Um Estado que precisa de tanta infra-estrutura, num período de crise financeira e econômica, não pode abrir mão de um instrumento tão importante para intervir na sociedade como um banco.
E eu queria aqui fazer a crítica. É um erro tremendo colocar a Nossa Caixa nas regras do mercado. A Nossa Caixa deveria ter o fomento como a sua principal iniciativa, inclusive com fundo perdido, como chegou a fazer nas décadas de [19]70 e [19]80 com moradia. Porque nós temos milhares de cidadãos no Estado de São Paulo que não têm nem onde morar. Portanto, nós estamos falando de um Estado importante, com 40 milhões de habitantes, num país que é dependente economicamente, ou seja, é uma semi-colônia, que precisa do Estado para se desenvolver. Não dá para abrir mão de um instrumento financeiro como esse, secretário.
E o governador Serra, eu queria finalizar com isso, ele aprendeu tudo isso quando foi estudar no Chile. Porque ele saiu do Brasil, era colegial, foi pro Chile no governo do Allende, se formou. Voltou de lá PhD em Economia. Pode estudar Celso Furtado. Tudo em escola pública, de graça, [custeado] pelo governo chileno. Estudou Celso Furtado, participou da Cepal, sabe tudo o que se tem que fazer para desenvolver um país de economia dependente. Serra sabe disso. Não é alguém que está queimando o patrimônio público por desinformação. É um crime o que o governador está fazendo. Ele sabe que o caminho para nós, no Brasil, é o Estado intervir sim na sociedade, e em particular na economia. Porque achar que esses bancos multinacionais, que as transnacionais vão desenvolver o país é um ledo engano. Basta ver o que está fazendo a Vale do Rio Doce, que no primeiro sinal da crise já demitiu 1.300 trabalhadores. O que eles querem é ganhar dinheiro o mais rápido possível e mandar pras suas filiais lá fora.
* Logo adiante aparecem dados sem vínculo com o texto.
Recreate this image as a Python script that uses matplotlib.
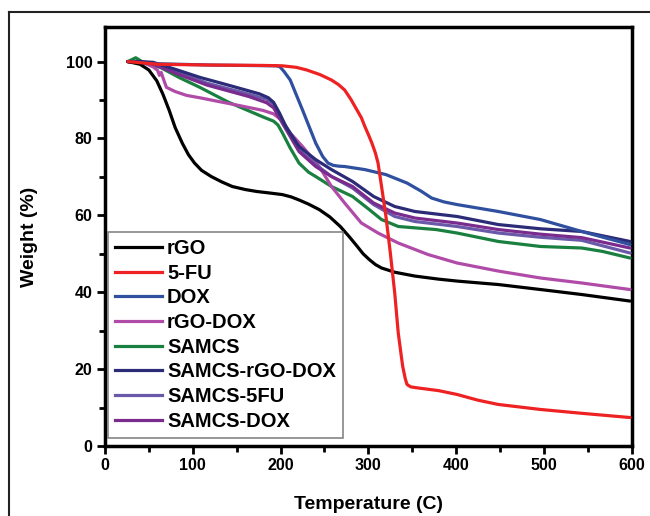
import matplotlib
matplotlib.use("Agg")
import matplotlib.pyplot as plt
from matplotlib.lines import Line2D
from matplotlib.ticker import MultipleLocator

plt.rcParams['font.family'] = ['Liberation Sans', 'DejaVu Sans']
plt.rcParams['font.weight'] = 'bold'

# TGA curves (temperature in C, weight in %)
rgo_t = [26, 40, 50, 59, 66, 73, 80, 88, 95, 102, 110, 121, 133, 145, 160, 173, 188, 202, 212, 221, 232, 244, 256, 268, 278, 287, 294, 301, 308, 315, 330, 353, 380, 401, 448, 496, 543, 598]
rgo_w = [100, 99.3, 97.8, 95, 91.5, 87.4, 82.8, 78.8, 75.8, 73.6, 71.7, 70.1, 68.7, 67.5, 66.7, 66.2, 65.8, 65.4, 64.8, 64, 62.9, 61.5, 59.6, 57.1, 54.5, 52, 50, 48.5, 47.2, 46.3, 45.2, 44.2, 43.4, 42.9, 42, 40.7, 39.4, 37.7]

fu_t = [26, 60, 120, 180, 202, 218, 230, 245, 258, 266, 273, 280, 287, 292, 296, 300, 304, 308, 311, 315, 320, 325, 330, 334, 339, 342, 344, 348, 353, 380, 401, 425, 448, 496, 543, 598]
fu_w = [100, 99.3, 99.1, 99, 98.9, 98.5, 97.8, 96.6, 95.2, 94, 92.6, 90.2, 87.4, 85.4, 83.1, 81, 78.8, 76.2, 73.6, 67.5, 59.7, 50.2, 39.8, 29.4, 20.8, 17.5, 16, 15.4, 15.2, 14.4, 13.4, 11.9, 10.8, 9.5, 8.5, 7.4]

dox_t = [26, 50, 120, 195, 199, 204, 211, 225, 240, 248, 254, 260, 266, 273, 296, 320, 344, 360, 372, 386, 401, 448, 496, 543, 598]
dox_w = [100, 99.5, 99.1, 98.9, 98.7, 97.4, 95.2, 87.4, 78.8, 75.3, 73.6, 73, 72.8, 72.7, 71.9, 70.6, 68.4, 66.3, 64.5, 63.5, 62.8, 61, 58.9, 55.8, 52.4]

rgodox_t = [26, 45, 55, 60, 62, 64, 67, 70, 80, 93, 110, 123, 150, 180, 192, 202, 211, 225, 244, 258, 273, 292, 311, 334, 368, 401, 448, 496, 543, 598]
rgodox_w = [100, 99.6, 98.6, 97.7, 96.4, 97.2, 95.2, 93.3, 92.2, 91.2, 90.5, 89.9, 88.7, 87.3, 86.4, 84.6, 81.4, 77.9, 72.7, 67.5, 63.2, 58, 55.4, 52.8, 49.8, 47.6, 45.5, 43.7, 42.4, 40.7]

samcs_t = [26, 35, 45, 63, 85, 108, 140, 180, 192, 197, 202, 211, 221, 232, 240, 258, 282, 301, 315, 334, 377, 401, 448, 496, 543, 567, 598]
samcs_w = [100, 101, 99.6, 98.5, 95.8, 93.3, 89.5, 85.6, 84.5, 83.5, 81.5, 77.5, 73.6, 71.2, 70.1, 67.5, 64.9, 61.5, 58.9, 57.1, 56.3, 55.4, 53.2, 51.9, 51.5, 50.6, 48.9]

srd_t = [26, 40, 55, 80, 108, 140, 176, 186, 192, 199, 206, 221, 240, 258, 282, 306, 330, 353, 401, 448, 496, 543, 598]
srd_w = [100, 100, 99.8, 98, 95.9, 93.9, 91.6, 90.6, 89.4, 86.5, 83.1, 77.9, 74.5, 71.9, 68.8, 64.9, 62.3, 61, 59.7, 57.6, 56.5, 55.8, 53.2]

s5fu_t = [26, 40, 55, 80, 116, 164, 184, 192, 202, 221, 240, 258, 282, 306, 330, 353, 401, 448, 496, 543, 598]
s5fu_w = [100, 100, 99.5, 97.5, 94.4, 91.5, 90.2, 89, 84.8, 77, 73.2, 70.1, 67.1, 62.8, 59.7, 58.4, 57.1, 55.4, 54.3, 53.5, 50.2]

sdox_t = [26, 40, 55, 80, 116, 164, 184, 192, 202, 221, 240, 258, 282, 306, 330, 353, 401, 448, 496, 543, 598]
sdox_w = [100, 100, 99.3, 97, 93.9, 90.9, 89.3, 88, 84, 76.6, 72.7, 70.1, 67.5, 63.2, 60.6, 59.3, 58, 56.3, 55.1, 54.2, 51.5]

labels = ['rGO', '5-FU', 'DOX', 'rGO-DOX', 'SAMCS', 'SAMCS-rGO-DOX', 'SAMCS-5FU', 'SAMCS-DOX']
colors = ['#000000', '#ee2222', '#2f4f9f', '#b04ca8', '#1a8040', '#2b2b78', '#6a58a8', '#7a2b8e']
series = [(rgo_t, rgo_w), (fu_t, fu_w), (dox_t, dox_w), (rgodox_t, rgodox_w),
          (samcs_t, samcs_w), (srd_t, srd_w), (s5fu_t, s5fu_w), (sdox_t, sdox_w)]

fig = plt.figure(figsize=(6.5, 5.16), dpi=100)
ax = fig.add_axes([0.1615, 0.1357, 0.8105, 0.812])

# draw order: background curves first so navy/black sit on top like the figure
order = [4, 3, 6, 7, 5, 2, 0, 1]
for k, i in enumerate(order):
    t, w = series[i]
    ax.plot(t, w, color=colors[i], lw=2.3, zorder=3 + k * 0.1,
            solid_joinstyle='round', solid_capstyle='round')

ax.set_xlim(0, 600)
ax.set_ylim(0, 109)
ax.xaxis.set_major_locator(MultipleLocator(100))
ax.xaxis.set_minor_locator(MultipleLocator(50))
ax.yaxis.set_major_locator(MultipleLocator(20))
ax.yaxis.set_minor_locator(MultipleLocator(10))
ax.tick_params(which='major', direction='out', length=5.5, width=2, labelsize=11.5, top=False, right=False)
ax.tick_params(which='minor', direction='out', length=4, width=2, top=False, right=False)
for lab in ax.get_xticklabels() + ax.get_yticklabels():
    lab.set_fontweight('bold')
for sp in ax.spines.values():
    sp.set_linewidth(2.5)

ax.set_xlabel('Temperature (C)', fontsize=14, fontweight='bold', labelpad=16)
ax.set_ylabel('Weight (%)', fontsize=14, fontweight='bold', labelpad=20)

handles = [Line2D([0], [0], color=c, lw=2.3) for c in colors]
leg = ax.legend(handles, labels, loc='lower left', bbox_to_anchor=(0.005, 0.02),
                fontsize=14.5, frameon=True, fancybox=False, handlelength=2.35,
                handletextpad=0.25, labelspacing=0.28, borderpad=0.35, borderaxespad=0)
leg.get_frame().set_edgecolor('#666666')
leg.get_frame().set_linewidth(1.2)
for txt in leg.get_texts():
    txt.set_fontweight('bold')

# outer frame of the figure panel
fig.add_artist(Line2D([9 / 650, 9 / 650], [0, 1 - 12 / 516], transform=fig.transFigure, color='#222222', lw=1.5))
fig.add_artist(Line2D([9 / 650, 1], [1 - 12 / 516, 1 - 12 / 516], transform=fig.transFigure, color='#222222', lw=1.5))

fig.savefig('out.png', dpi=100)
No Brasil, se nós seguirmos esse caminho, não temos saída. É preciso sim ter intervenção [do Estado na economia]. E um braço financeiro como a Nossa Caixa, nós não podemos abrir mão. Em particular para o Estado de São Paulo. Então é isso. Eu queria registrar aqui. O voto da bancada do PSOL nessa questão é claro e cristalino: é contra a venda da Nossa Caixa.”